Bank officials say they were alerted to the breach on Tuesday after customers reported suspicious charges after visiting a branch at 2331 N Meridian Street.

Later that day they say another customer at their Avon branch reported finding a skimmer on an ATM.

“We know when the skimming stopped, what we need now is to know when it started,” Director of Public Relations Jon Glesing said.

According to Glesing, it’s unclear how many of their customers are affected by the breach, or whether the two incidents are related.

“We will obviously take care of those individuals that we know are affected. We’ll make sure their funds are restored; we’ll issue them new cards. But then as we backtrack through the process we will figure out everyone that used an ATM at these locations, and make sure that they’re contacted and watching their accounts as well,” he said.

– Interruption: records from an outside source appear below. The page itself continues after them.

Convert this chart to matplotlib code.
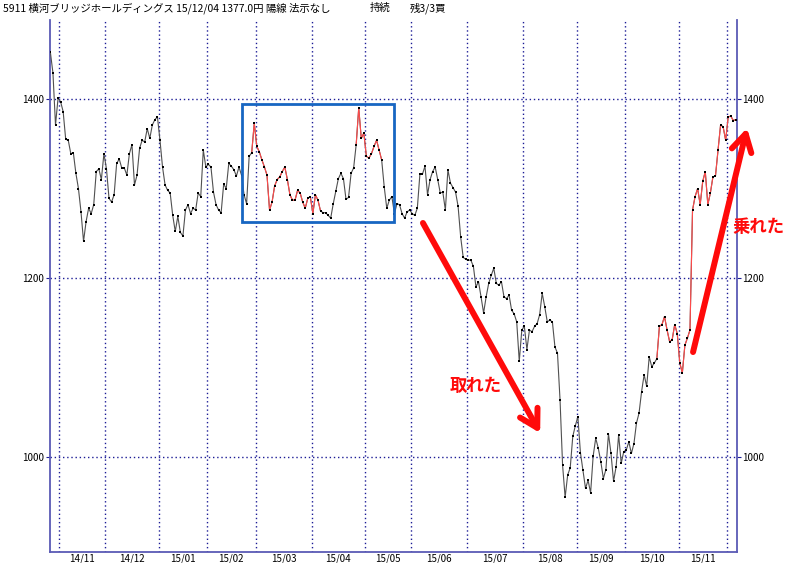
import numpy as np
import matplotlib
matplotlib.use('Agg')
import matplotlib.pyplot as plt
import matplotlib.patches as patches

plt.rcParams['font.family'] = ['Noto Sans CJK JP', 'DejaVu Sans']

# trading days per month, 14/10 (partial) .. 15/12 (partial)
month_days = [4, 18, 21, 19, 19, 22, 21, 18, 22, 22, 21, 19, 21, 19, 4]
month_labels = ['', '14/11', '14/12', '15/01', '15/02', '15/03', '15/04', '15/05',
                '15/06', '15/07', '15/08', '15/09', '15/10', '15/11', '']

# daily close
close = [
    1452, 1429, 1371, 1401, 1397, 1386, 1355, 1354, 1339, 1340,
    1317, 1300, 1274, 1241, 1263, 1278, 1272, 1282, 1319, 1322,
    1310, 1339, 1322, 1289, 1285, 1293, 1328, 1333, 1323, 1323,
    1315, 1339, 1349, 1304, 1315, 1345, 1354, 1352, 1367, 1356,
    1371, 1377, 1380, 1354, 1324, 1304, 1298, 1295, 1270, 1252,
    1269, 1251, 1247, 1276, 1282, 1272, 1278, 1276, 1295, 1291,
    1343, 1324, 1327, 1324, 1296, 1282, 1276, 1273, 1305, 1300,
    1328, 1325, 1321, 1314, 1324, 1315, 1293, 1283, 1336, 1340,
    1373, 1347, 1341, 1332, 1324, 1315, 1276, 1285, 1303, 1310,
    1313, 1319, 1324, 1310, 1293, 1287, 1287, 1298, 1295, 1285,
    1278, 1289, 1291, 1272, 1293, 1287, 1275, 1273, 1273, 1270,
    1267, 1283, 1297, 1311, 1317, 1311, 1288, 1290, 1317, 1323,
    1349, 1390, 1356, 1362, 1336, 1334, 1339, 1347, 1354, 1343,
    1332, 1302, 1278, 1287, 1291, 1272, 1283, 1282, 1272, 1267,
    1274, 1276, 1272, 1270, 1278, 1316, 1316, 1325, 1293, 1310,
    1319, 1324, 1310, 1295, 1296, 1276, 1321, 1306, 1301, 1296,
    1280, 1246, 1223, 1221, 1220, 1220, 1213, 1190, 1196, 1179,
    1161, 1179, 1194, 1203, 1211, 1194, 1192, 1196, 1179, 1177,
    1181, 1164, 1160, 1151, 1107, 1142, 1146, 1120, 1142, 1140,
    1146, 1149, 1159, 1183, 1168, 1151, 1153, 1151, 1123, 1116,
    1064, 991, 955, 980, 988, 1023, 1035, 1045, 1005, 985,
    965, 974, 960, 1001, 1021, 1010, 995, 976, 986, 1026,
    1004, 973, 989, 1025, 993, 1006, 1008, 1017, 1004, 1015,
    1038, 1049, 1073, 1092, 1079, 1112, 1101, 1105, 1110, 1146,
    1148, 1157, 1142, 1129, 1131, 1148, 1138, 1105, 1094, 1125,
    1133, 1142, 1276, 1291, 1300, 1282, 1308, 1319, 1282, 1295,
    1313, 1314, 1343, 1371, 1369, 1354, 1380, 1381, 1376, 1377,
]

# stretches drawn in red (index ranges, inclusive)
red_spans = [(79, 106), (120, 130), (238, 269)]
price_levels = [1000, 1200, 1400]

grid_color = '#1c1c96'
frame_color = '#5b5bb5'

x = np.arange(len(close))
close = np.array(close)

fig = plt.figure(figsize=(7.95, 5.63), dpi=100)
ax = fig.add_axes([50 / 795, 11 / 563, 687 / 795, 532 / 563])

ax.plot(x, close, color='#505050', lw=0.8, zorder=3)
for a, b in red_spans:
    ax.plot(x[a:b + 1], close[a:b + 1], color='#ff4a4a', lw=0.8, zorder=4)
ax.plot(x, close, linestyle='none', marker='s', ms=1.5, mew=0, color='black', zorder=5)

ends = np.cumsum(month_days)
for b in ends[:-1] - 0.5:
    ax.axvline(b, color=grid_color, lw=1, ls=(0, (1, 2)), zorder=1)
for level in price_levels:
    ax.axhline(level, color=grid_color, lw=1, ls=(0, (1, 2)), zorder=1)

centers = ends - np.array(month_days) / 2 - 0.5
ax.set_xticks(centers[1:-1])
ax.set_xticklabels(month_labels[1:-1])
ax.set_yticks(price_levels)
ax.set_xlim(-0.16, 269.45)
ax.set_ylim(893.9, 1488.3)

ax.spines['top'].set_visible(False)
for side in ['left', 'right', 'bottom']:
    ax.spines[side].set_color(frame_color)
    ax.spines[side].set_linewidth(1.3)

ax.tick_params(axis='y', left=True, right=True, labelleft=True, labelright=True,
               length=3, color=grid_color, labelsize=7, pad=1)
ax.tick_params(axis='x', length=0, labelsize=7, pad=1)

# box around the sideways period
ax.add_patch(patches.Rectangle((75.2, 1262.2), 59.5, 131.9, fill=False,
                               ec='#1766c2', lw=2, zorder=6))

# red arrows and notes
arrow = dict(arrowstyle='->,head_length=1.25,head_width=0.72', lw=4.3,
             color='#ff0a0a', shrinkA=0, shrinkB=0)
ax.annotate('', xy=(192.2, 1026.8), xytext=(146.2, 1261.5),
            arrowprops=arrow, annotation_clip=False, zorder=7)
ax.annotate('', xy=(273.4, 1367.6), xytext=(252.2, 1117.3),
            arrowprops=arrow, annotation_clip=False, zorder=7)
ax.text(167, 1079, '取れた', color='#ff0a0a', fontsize=12.5, fontweight='bold',
        ha='center', va='center', zorder=7)
ax.text(277.7, 1257, '乗れた', color='#ff0a0a', fontsize=12.5, fontweight='bold',
        ha='center', va='center', clip_on=False, zorder=7)

# header line
fig.text(3 / 795, 1 - 8 / 563, '5911 横河ブリッジホールディングス 15/12/04 1377.0円 陽線 法示なし',
         fontsize=7.5, va='center', ha='left')
fig.text(370 / 795, 1 - 8 / 563, '持続', fontsize=7.5, va='center', ha='left')
fig.text(410 / 795, 1 - 8 / 563, '残3/3買', fontsize=7.5, va='center', ha='left')

fig.savefig('out.png', dpi=100)
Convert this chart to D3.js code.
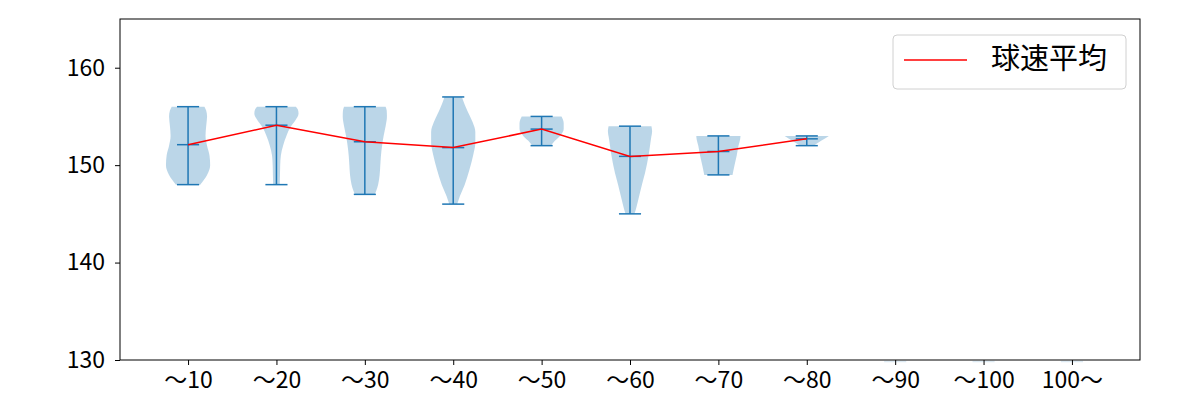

Glesing added that all 55 branches of TCU have since checked their ATMs for any signs of tampering.

According to, card skimming is one of the fastest growing fraud schemes. However, experts say skimmers are unusually more commonly found on gas station pumps, and individual kiosk ATMs rather than branch ATMs.

Personal finance expert Peter “Pete the Planner” Dunn says  customer desire for convenience can often lead to becoming a victim of skimming. Dunn says customers can minimize risk by following certain tips:

“The best thing you can do is use the ATM inside the bank. That’s the best thing you can do because criminals are not going to have as much access to slide a skimmer over the top of that,” he said.

Dunn says you can also protect yourself by physically checking an ATM before you use it, as many skimmers are hastily installed and come off easily.

He says customers should also pay close attention to their bank account; using tools like online banking to help inform them when a fraudulent charge shows up.  He also recommends that customers should avoid using a cards linked to a savings account. Dunn also says by separating your checking and savings, the amount of money that can be stolen is limited.

“I like people to have completely separate savings and checking accounts for that reason,” he said.